Galería de la Raza

Eduardo Pineda

At Galería de la Raza at 24th Street and Bryant, I don’t remember the sound but clearly remember the floor of Studio 24 rolling like waves at the beach under my feet. The shelves that ran half the length of the store loaded with Mexican glassware and ceramics lifted and dipped with each wave. The drinking glasses, pitchers, candlestick holders, figurines, dishes, and cups, levitated and gently fell back on their respective shelves shifting slightly as they landed. Very little broke, because the earthquake seemingly rolled down Bryant Street. Had it arrived perpendicularly down 24th Street, I‘m sure the shelves would have tipped over and everything would have spilled creating a carpet of sharp glass and clay shards at our feet. I stood hanging on to one of the pillars, Umberto at another. In my nervousness I just babbled calmly about mundane things unrelated to the violent shaking.

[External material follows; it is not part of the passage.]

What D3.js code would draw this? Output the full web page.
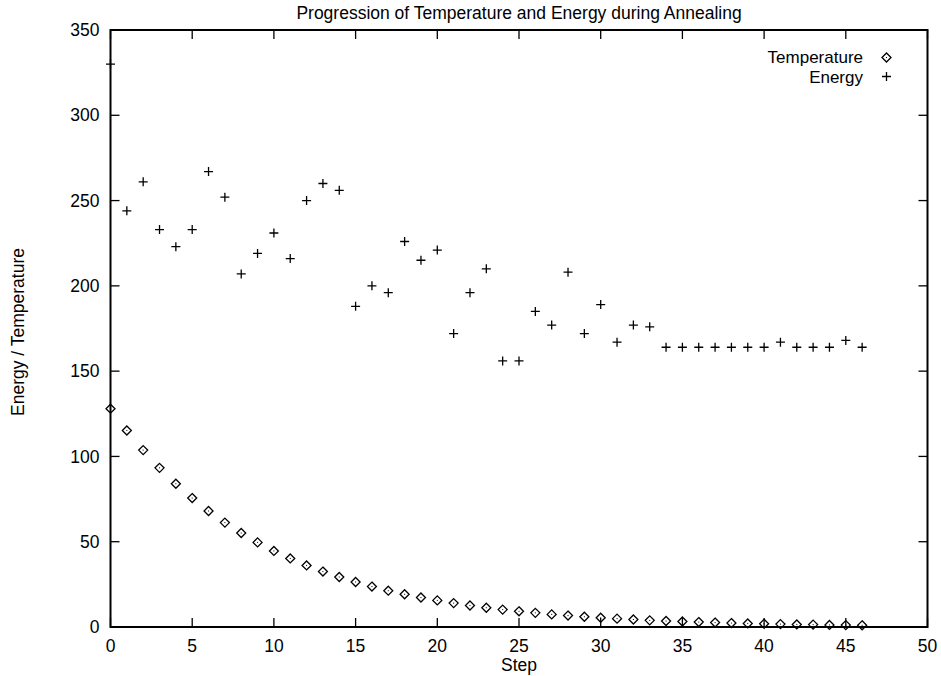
<!DOCTYPE html>
<html>
<head>
<meta charset="utf-8">
<script src="https://cdn.jsdelivr.net/npm/d3@7"></script>
<style>
  html, body { margin: 0; padding: 0; background: #fff; }
  svg text { font-family: "Liberation Sans", Arial, Helvetica, sans-serif; fill: #000; }
</style>
</head>
<body>
<svg id="chart" width="941" height="676"></svg>
<script>
const steps = [0,1,2,3,4,5,6,7,8,9,10,11,12,13,14,15,16,17,18,19,20,21,22,23,24,25,26,27,28,29,30,31,32,33,34,35,36,37,38,39,40,41,42,43,44,45,46];
const temperature = [128,115.2,103.7,93.3,84.0,75.6,68.0,61.2,55.1,49.6,44.6,40.2,36.1,32.5,29.3,26.4,23.7,21.3,19.2,17.3,15.6,14.0,12.6,11.3,10.2,9.2,8.3,7.4,6.7,6.0,5.4,4.9,4.4,3.9,3.5,3.2,2.9,2.6,2.3,2.1,1.9,1.7,1.5,1.4,1.2,1.1,1.0];
const energy = [330,244,261,233,223,233,267,252,207,219,231,216,250,260,256,188,200,196,226,215,221,172,196,210,156,156,185,177,208,172,189,167,177,176,164,164,164,164,164,164,164,167,164,164,164,168,164];
const xTicks = [0,5,10,15,20,25,30,35,40,45,50];
const yTicks = [0,50,100,150,200,250,300,350];
const titleText = "Progression of Temperature and Energy during Annealing";
const xLabel = "Step";
const yLabel = "Energy / Temperature";
const seriesNames = ["Temperature", "Energy"];

const svg = d3.select("#chart");
const L = 110.5, R = 927.5, T = 30, B = 627;
const x = d3.scaleLinear().domain([0, 50]).range([L, R]);
const y = d3.scaleLinear().domain([0, 350]).range([B, T]);
const tick = 9;
const fs = 17.5;

// Ticks (inward, mirrored)
const g = svg.append("g");
xTicks.forEach(v => {
  g.append("line").attr("x1", x(v)).attr("x2", x(v)).attr("y1", B).attr("y2", B - tick)
    .attr("stroke", "#000").attr("stroke-width", 1.3);
  g.append("line").attr("x1", x(v)).attr("x2", x(v)).attr("y1", T).attr("y2", T + tick)
    .attr("stroke", "#000").attr("stroke-width", 1.3);
  g.append("text").attr("x", x(v)).attr("y", B + 25).attr("text-anchor", "middle")
    .attr("font-size", fs).text(v);
});
yTicks.forEach(v => {
  g.append("line").attr("x1", L).attr("x2", L + tick).attr("y1", y(v)).attr("y2", y(v))
    .attr("stroke", "#000").attr("stroke-width", 1.3);
  g.append("line").attr("x1", R).attr("x2", R - tick).attr("y1", y(v)).attr("y2", y(v))
    .attr("stroke", "#000").attr("stroke-width", 1.3);
  g.append("text").attr("x", L - 11).attr("y", y(v)).attr("dy", "0.35em").attr("text-anchor", "end")
    .attr("font-size", fs).text(v);
});

// Border
svg.append("rect").attr("x", L).attr("y", T).attr("width", R - L).attr("height", B - T)
  .attr("fill", "none").attr("stroke", "#000").attr("stroke-width", 2);

// Title & labels
svg.append("text").attr("x", (L + R) / 2).attr("y", 19).attr("text-anchor", "middle")
  .attr("font-size", fs).text(titleText);
svg.append("text").attr("x", (L + R) / 2).attr("y", 671).attr("text-anchor", "middle")
  .attr("font-size", fs).text(xLabel);
svg.append("text").attr("transform", "translate(24,332) rotate(-90)").attr("text-anchor", "middle")
  .attr("font-size", fs).text(yLabel);

const ds = 4.5, ps = 4.5;
function diamond(sel, cx, cy) {
  sel.append("path")
    .attr("d", `M${cx},${cy - ds}L${cx + ds},${cy}L${cx},${cy + ds}L${cx - ds},${cy}Z`)
    .attr("fill", "none").attr("stroke", "#000").attr("stroke-width", 1.3);
  sel.append("rect").attr("x", cx - 0.5).attr("y", cy - 0.5).attr("width", 1).attr("height", 1).attr("fill", "#000");
}
function plus(sel, cx, cy) {
  sel.append("path")
    .attr("d", `M${cx - ps},${cy}H${cx + ps}M${cx},${cy - ps}V${cy + ps}`)
    .attr("fill", "none").attr("stroke", "#000").attr("stroke-width", 1.3);
}

const marks = svg.append("g");
steps.forEach((s, i) => diamond(marks, x(s), y(temperature[i])));
steps.forEach((s, i) => plus(marks, x(s), y(energy[i])));

// Legend
const lg = svg.append("g");
lg.append("text").attr("x", 863).attr("y", 57).attr("dy", "0.35em").attr("text-anchor", "end")
  .attr("font-size", 17).text(seriesNames[0]);
diamond(lg, 886.5, 57.5);
lg.append("text").attr("x", 863).attr("y", 77).attr("dy", "0.35em").attr("text-anchor", "end")
  .attr("font-size", 17).text(seriesNames[1]);
plus(lg, 886.5, 76.5);
</script>
</body>
</html>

When it stopped I called my parents in Chicago from the payphone on the corner to tell them I was okay and asked them to tell Susie I was safe when she called since I called first. This out-of-state call-in procedure was one of the few disaster preparations we had arranged. My mom told me the Bay Bridge was broken. Realizing I wasn’t going to make it home to Berkeley until the next day, I walked the four blocks to Ray’s house in Balmy Alley. Frank and Nora arrived seeking refuge too. I took a romantic photo of them in Ray’s doorway illuminated by car headlights as night arrived early in the Mission; the streetlights and houselights dark without electricity. The car radio told us the Cypress freeway collapsed in Oakland. We opened bottles of Gundlach-Bunschu wine from Sonoma, toasting our good fortune. We made a plan to wake up early if the power was restored to get to the ATM machine before the money ran out. I fell asleep on Ray’s couch.